I’m not going to lie. On the first listen, I thought Seattle’s Wild Orchid Children really laid a huge dud with their new album The Wild Orchid Children Are Alexander Supertramp. It just sounded like a bloodied jumble of hyped-up Portugal. The Man with The Mars Volta-like meandering tendencies, but with less guitar noodling and more Grateful Dead stylings. In other words: a smorgasbord of genre-mixing with genres that just can’t really mix, no matter how hard you force it. But I felt like a band as ragingly confusing as Wild Orchid Children deserves a little extra attention, and I am glad that I gave the crazed psych/funk rock outfit the time of day.

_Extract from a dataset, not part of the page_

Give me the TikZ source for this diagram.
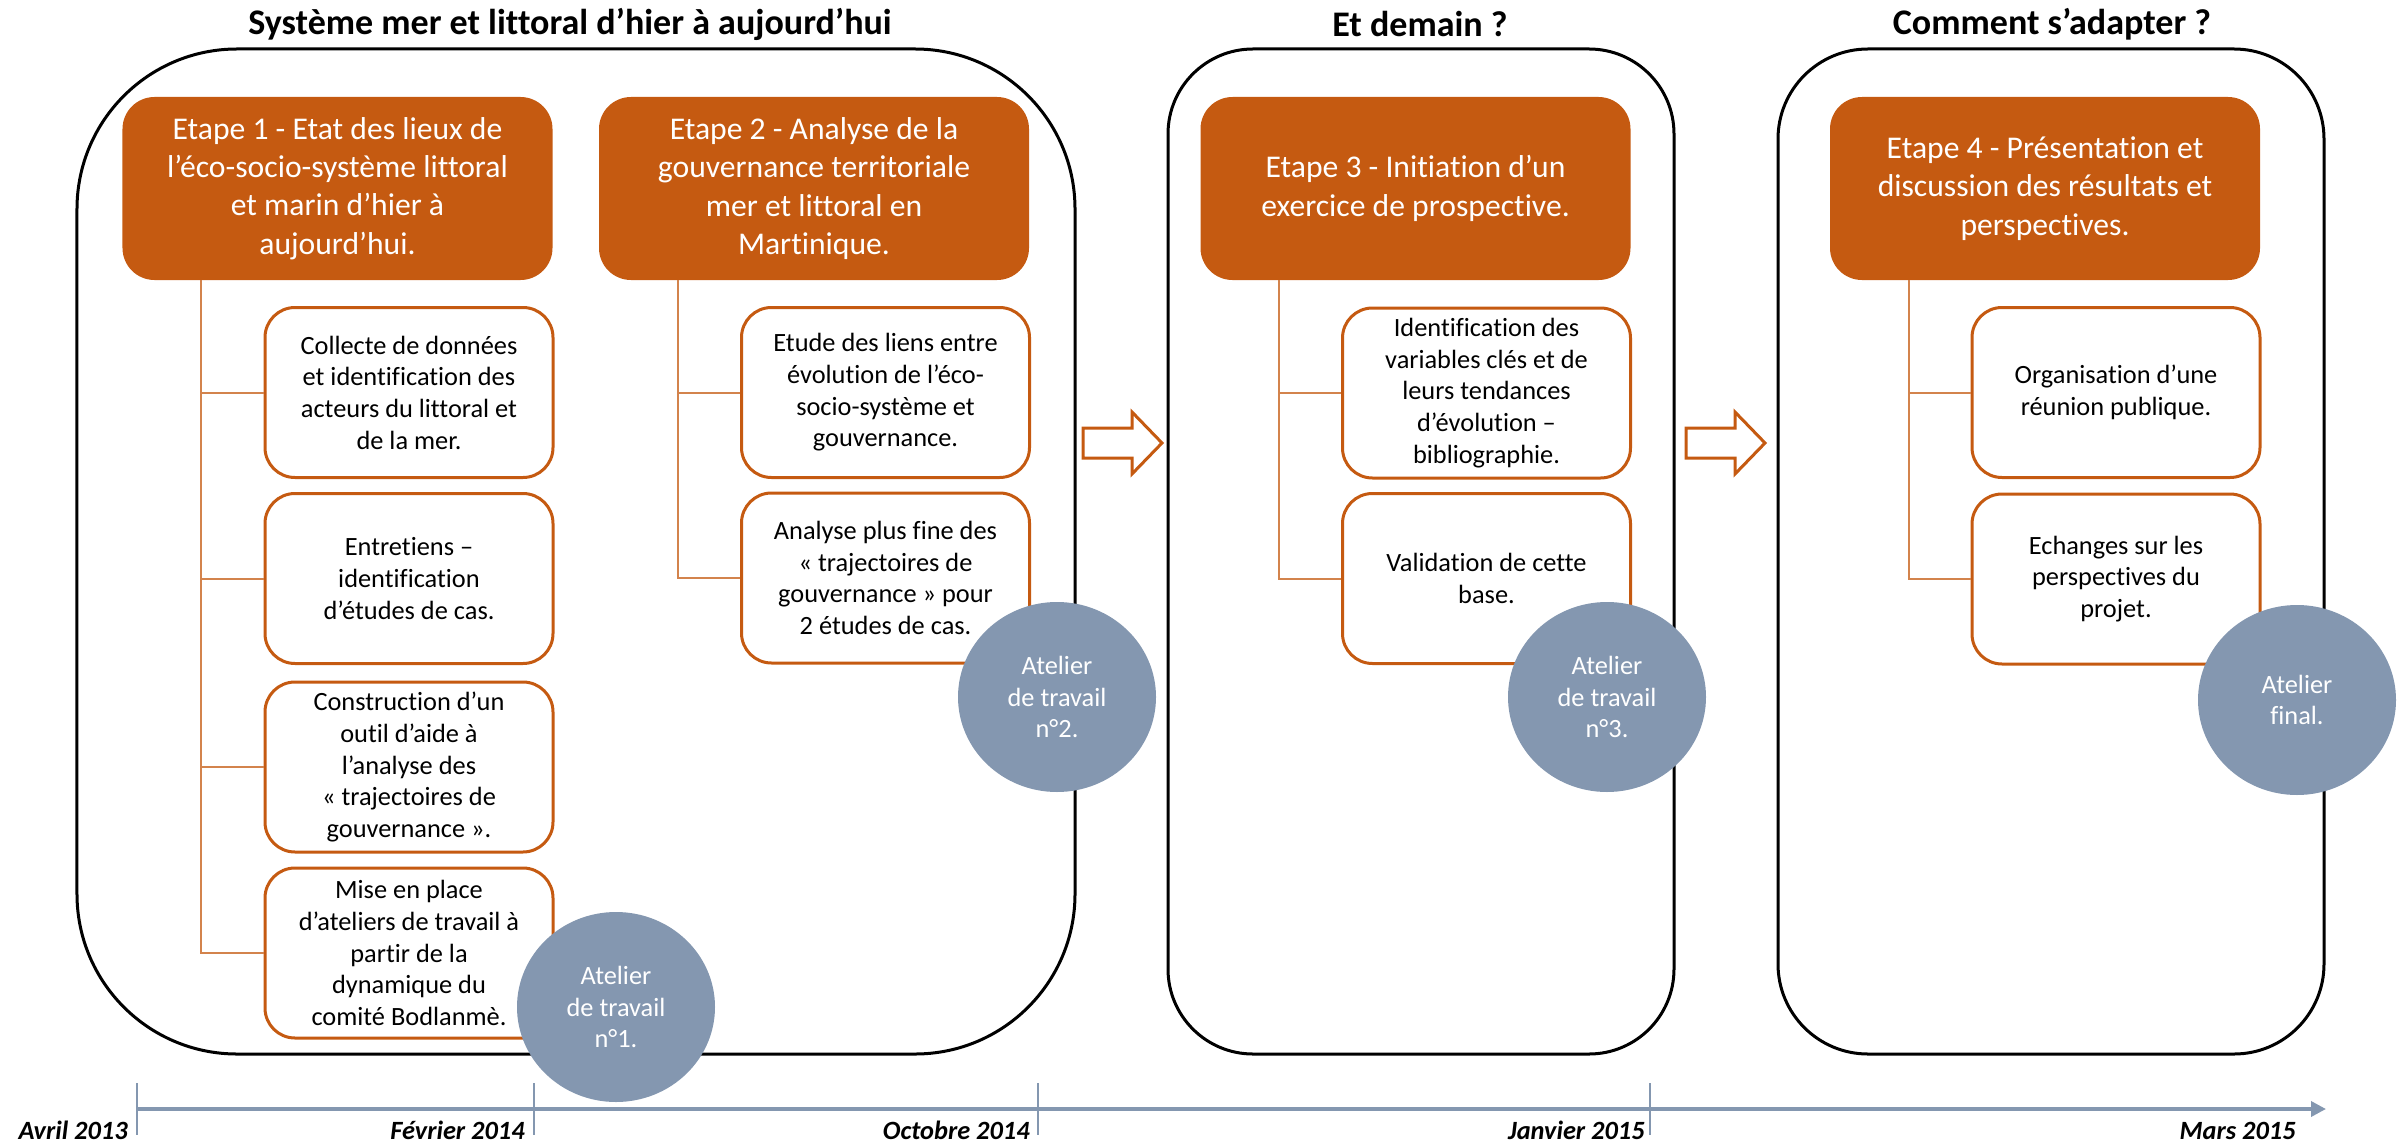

The album opens with vocals that are reminiscent of The Blood Brothers’ wailer Johnny Whitney — high-pitched, abrasive, and all-around unpleasant. But as the album really kicks in with “Black Shiny FBI Shoes,” it is clear that Wild Orchid Children is more about the instrumentation. Guitarist Thomas Hunter throws in some absolutely delightful vintage rock riffs, with the synths blasting an acid-relapse flavor over the whole thing. The song is a bit like learning how to drive, by placing a heavy emphasis on the brakes as it starts and stops, all at the whim of vocalist Kirk Huffman’s terrible wail. Just as the song gets going, Wild Orchid Children delves into a tribal jam beat… for quite a few minutes. This jam ends and flows more into a lighthearted jam session ala Portugal. The Man, before finally closing out with more of the guitars and synths jammed down your throat. However, at 18 minutes, the song is rather long and meandering without purpose for much of the time. But when it is clicking, the psych sounds are enough to make you think you are in the 1970s, even if you never experienced the decade.

Other songs like “Ahead Of Us The Secret” and “Martha Washington Go To War” carry this same style. Wild Orchid Children gets a head full of steam and charges away before it all breaks down into a sloppy mess of mushed genres and energy. The focus is off, but the heart and the skill is there. Because when …Are Alexander Supertramp is clicking, it is a rock and roll blast leaving you on the edge of your seat, with you demanding more, while worrying about what might get thrown your way. Wild Orchid Children is less about fine-tuned music and more about the tye-dye aesthetics of doing as you please and hoping it turns out to be palpable.